• _Provided data_
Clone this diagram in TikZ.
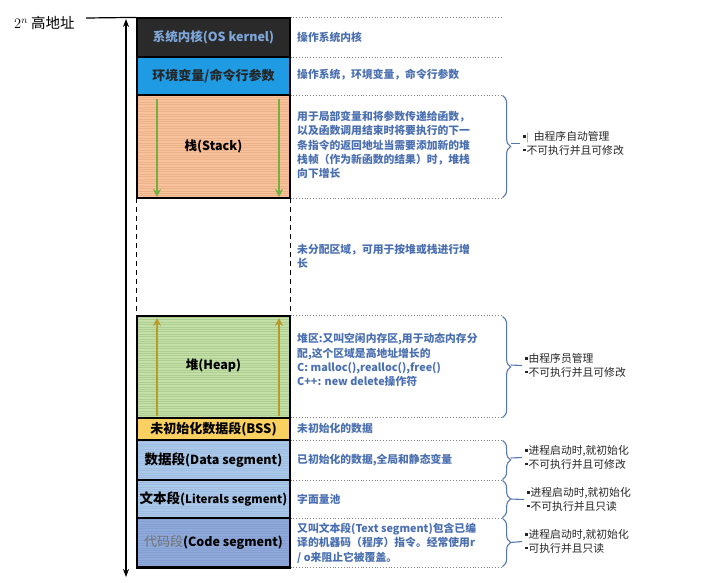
\documentclass[tikz,border=0pt]{standalone}
\usepackage{fontspec}
\setmainfont{Noto Sans CJK SC}
\usetikzlibrary{decorations.pathreplacing,calc,arrows.meta}

\definecolor{kernelbg}{HTML}{2A2A2A}
\definecolor{kerneltxt}{HTML}{7EA7DA}
\definecolor{envbg}{HTML}{1E9BE2}
\definecolor{stackbg}{HTML}{F8C39C}
\definecolor{stackln}{HTML}{EDB188}
\definecolor{heapbg}{HTML}{C4E0A8}
\definecolor{heapln}{HTML}{ADCE90}
\definecolor{bssbg}{HTML}{FAD160}
\definecolor{databg}{HTML}{A9C8EA}
\definecolor{dataln}{HTML}{9DBCE0}
\definecolor{codebg}{HTML}{8FA9DA}
\definecolor{codeln}{HTML}{84A0D2}
\definecolor{desc}{HTML}{4A6FB0}
\definecolor{bracec}{HTML}{5676B0}
\definecolor{grn}{HTML}{74B040}
\definecolor{gold}{HTML}{B89C2A}
\definecolor{notec}{HTML}{262626}

% small square bullet used in the property lists
\newcommand{\bul}{\rule[3.2pt]{2.6pt}{2.6pt}\hspace{0.8pt}}

\tikzset{
  seg/.style={draw=black, line width=1.2pt, minimum width=153pt, inner sep=0pt,
    font=\bfseries\fontsize{12.5}{14}\selectfont},
  hatched/.style={path picture={
    \foreach \i in {0,...,60}
      \draw[#1, line width=0.5pt]
        ([yshift=\i*2.4pt]path picture bounding box.south west) --
        ([yshift=\i*2.4pt]path picture bounding box.south east);}},
  dsc/.style={anchor=west, text=desc, inner sep=0pt, align=left,
    font=\bfseries\fontsize{10.8}{14.3}\selectfont},
  sepline/.style={gray, dotted, line width=0.8pt},
  note/.style={anchor=west, align=left, inner sep=3pt, text=notec,
    font=\fontsize{10.8}{13.5}\selectfont},
  brc/.style={bracec, line width=1.1pt, decorate,
    decoration={brace, amplitude=8pt}},
  tail/.style={bracec, line width=1.1pt},
  growarrow/.style={line width=1.5pt, -{Stealth[length=8pt,width=8pt]}},
}

\begin{document}
\begin{tikzpicture}[x=1pt, y=-1pt]
\useasboundingbox (0,0) rectangle (720,582);

% ---- memory segments (left column) ----
\node[seg, fill=kernelbg, text=kerneltxt, minimum height=39pt] (kernel) at (213.5,37.5)
  {系统内核(OS kernel)};
\node[seg, fill=envbg, text=black!85, minimum height=38pt, font=\bfseries\fontsize{13}{14}\selectfont] (env) at (213.5,76)
  {环境变量/命令行参数};
\node[seg, fill=stackbg, hatched=stackln, minimum height=103pt] (stack) at (213.5,146.5)
  {栈(Stack)};
\node[minimum width=153pt, minimum height=118pt, inner sep=0pt] (free) at (213.5,257) {};
\node[seg, fill=heapbg, hatched=heapln, minimum height=102pt] (heap) at (213.5,367)
  {\raisebox{5pt}{堆(Heap)}};
\node[seg, fill=bssbg, minimum height=22pt, font=\bfseries\fontsize{13}{14}\selectfont] (bss) at (213.5,429)
  {未初始化数据段(BSS)};
\node[seg, fill=databg, hatched=dataln, minimum height=40pt] (data) at (213.5,460)
  {{\fontsize{13.5}{14}\selectfont 数据段}(Data segment)};
\node[seg, fill=databg, hatched=dataln, minimum height=38pt] (lit) at (213.5,499)
  {{\fontsize{13.5}{14}\selectfont 文本段}({\fontsize{11.5}{14}\selectfont Literals segment})};
\node[seg, fill=codebg, hatched=codeln, minimum height=49pt] (code) at (213.5,542.5)
  {{\mdseries\color{black!55}\fontsize{13}{14}\selectfont 代码段}(Code segment)};
\draw[line width=2pt] (code.south west) -- (code.south east);

% unallocated gap between stack and heap
\draw[line width=1.3pt, dash pattern=on 5pt off 4pt] (free.north west) -- (free.south west);
\draw[line width=1.3pt, dash pattern=on 5pt off 4pt] (free.north east) -- (free.south east);

% growth directions of stack and heap
\coordinate (sa1) at (157,99);  \coordinate (sb1) at (157,197);
\coordinate (sa2) at (279,99);  \coordinate (sb2) at (279,197);
\draw[growarrow, grn] (sa1) -- (sb1);
\draw[growarrow, grn] (sa2) -- (sb2);
\coordinate (ha1) at (157,416); \coordinate (hb1) at (157,318);
\coordinate (ha2) at (279,416); \coordinate (hb2) at (279,318);
\draw[growarrow, gold] (ha1) -- (hb1);
\draw[growarrow, gold] (ha2) -- (hb2);

% ---- address axis ----
\node[inner sep=0pt, anchor=west] (hiaddr) at (14,23)
  {\fontsize{14.5}{14}\selectfont$2^n$ 高地址};
\coordinate (hi) at (86,18);
\draw[line width=1.2pt] (hi) -- (kernel.north west);
\coordinate (axtop) at (126,19);
\coordinate (axbot) at (126,577);
\draw[line width=1.4pt, {Stealth[length=8pt,width=6pt]}-{Stealth[length=8pt,width=6pt]}] (axbot) -- (axtop);

% ---- dotted separators of the description column ----
\foreach \s in {kernel.north east, kernel.south east, env.south east, stack.south east,
                heap.north east, bss.north east, bss.south east, data.south east,
                lit.south east, code.south east}
  \draw[sepline] (\s) -- ++(212,0);

% ---- descriptions ----
\node[dsc] (dkernel) at (297,37) {操作系统内核};
\node[dsc] (denv) at (297,75) {操作系统，环境变量，命令行参数};
\node[dsc] (dstack) at (297,145)
  {用于局部变量和将参数传递给函数，\\以及函数调用结束时将要执行的下一\\条指令的返回地址当需要添加新的堆\\栈帧（作为新函数的结果）时，堆栈\\向下增长};
\node[dsc] (dfree) at (297,256) {未分配区域，可用于按堆或栈进行增\\长};
\node[dsc] (dheap) at (297,360)
  {堆区:又叫空闲内存区,用于动态内存分\\配,这个区域是高地址增长的\\C: malloc(),realloc(),free()\\C++: new delete操作符};
\node[dsc] (dbss) at (297,428) {未初始化的数据};
\node[dsc] (ddata) at (297,460) {已初始化的数据,全局和静态变量};
\node[dsc] (dlit) at (297,499) {字面量池};
\node[dsc] (dcode) at (297,543)
  {又叫文本段(Text segment)包含已编\\译的机器码（程序）指令。经常使用r\\/ o来阻止它被覆盖。};

% ---- braces and properties ----
\draw[brc] ($(stack.north east)+(212,1)$) -- ($(stack.south east)+(212,-1)$);
\coordinate (tstack) at ($(stack.east)+(220,-3)$);
\node[note] (nstack) at (520,143.5)
  {\bul{\color{black!55}\fontsize{9}{9}\selectfont|}\ \ 由程序自动管理\\\bul 不可执行并且可修改};
\draw[tail] (tstack) -- (nstack.west);

\draw[brc] ($(heap.north east)+(212,1)$) -- ($(heap.south east)+(212,-1)$);
\coordinate (theap) at ($(heap.east)+(220,-2)$);
\node[note] (nheap) at (522,365.5) {\bul 由程序员管理\\\bul 不可执行并且可修改};
\draw[tail] (theap) -- (nheap.west);

\draw[brc] ($(data.north east)+(212,1)$) -- ($(data.south east)+(212,-1)$);
\coordinate (tdata) at ($(data.east)+(220,-2)$);
\node[note] (ndata) at (522,457.5) {\bul 进程启动时,就初始化\\\bul 不可执行并且可修改};
\draw[tail] (tdata) -- (ndata.west);

\draw[brc] ($(lit.north east)+(212,1)$) -- ($(lit.south east)+(212,-1)$);
\coordinate (tlit) at ($(lit.east)+(220,0)$);
\node[note] (nlit) at (524,499.5) {\bul 进程启动时,就初始化\\\bul 不可执行并且只读};
\draw[tail] (tlit) -- (nlit.west);

\draw[brc] ($(code.north east)+(212,1)$) -- ($(code.south east)+(212,-1)$);
\coordinate (tcode) at ($(code.east)+(220,0)$);
\node[note] (ncode) at (522,541.5) {\bul 进程启动时,就初始化\\\bul 可执行并且只读};
\draw[tail] (tcode) -- (ncode.west);
\end{tikzpicture}
\end{document}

• _Objective_
Leave out the pictures. Transcribe only the lines above, from the first through the one that contains "(0,0) rectangle (720,582);".

• _Written answer_
Clone this diagram in TikZ.
\documentclass[tikz,border=0pt]{standalone}
\usepackage{fontspec}
\setmainfont{Noto Sans CJK SC}
\usetikzlibrary{decorations.pathreplacing,calc,arrows.meta}

\definecolor{kernelbg}{HTML}{2A2A2A}
\definecolor{kerneltxt}{HTML}{7EA7DA}
\definecolor{envbg}{HTML}{1E9BE2}
\definecolor{stackbg}{HTML}{F8C39C}
\definecolor{stackln}{HTML}{EDB188}
\definecolor{heapbg}{HTML}{C4E0A8}
\definecolor{heapln}{HTML}{ADCE90}
\definecolor{bssbg}{HTML}{FAD160}
\definecolor{databg}{HTML}{A9C8EA}
\definecolor{dataln}{HTML}{9DBCE0}
\definecolor{codebg}{HTML}{8FA9DA}
\definecolor{codeln}{HTML}{84A0D2}
\definecolor{desc}{HTML}{4A6FB0}
\definecolor{bracec}{HTML}{5676B0}
\definecolor{grn}{HTML}{74B040}
\definecolor{gold}{HTML}{B89C2A}
\definecolor{notec}{HTML}{262626}

% small square bullet used in the property lists
\newcommand{\bul}{\rule[3.2pt]{2.6pt}{2.6pt}\hspace{0.8pt}}

\tikzset{
  seg/.style={draw=black, line width=1.2pt, minimum width=153pt, inner sep=0pt,
    font=\bfseries\fontsize{12.5}{14}\selectfont},
  hatched/.style={path picture={
    \foreach \i in {0,...,60}
      \draw[#1, line width=0.5pt]
        ([yshift=\i*2.4pt]path picture bounding box.south west) --
        ([yshift=\i*2.4pt]path picture bounding box.south east);}},
  dsc/.style={anchor=west, text=desc, inner sep=0pt, align=left,
    font=\bfseries\fontsize{10.8}{14.3}\selectfont},
  sepline/.style={gray, dotted, line width=0.8pt},
  note/.style={anchor=west, align=left, inner sep=3pt, text=notec,
    font=\fontsize{10.8}{13.5}\selectfont},
  brc/.style={bracec, line width=1.1pt, decorate,
    decoration={brace, amplitude=8pt}},
  tail/.style={bracec, line width=1.1pt},
  growarrow/.style={line width=1.5pt, -{Stealth[length=8pt,width=8pt]}},
}

\begin{document}
\begin{tikzpicture}[x=1pt, y=-1pt]
\useasboundingbox (0,0) rectangle (720,582);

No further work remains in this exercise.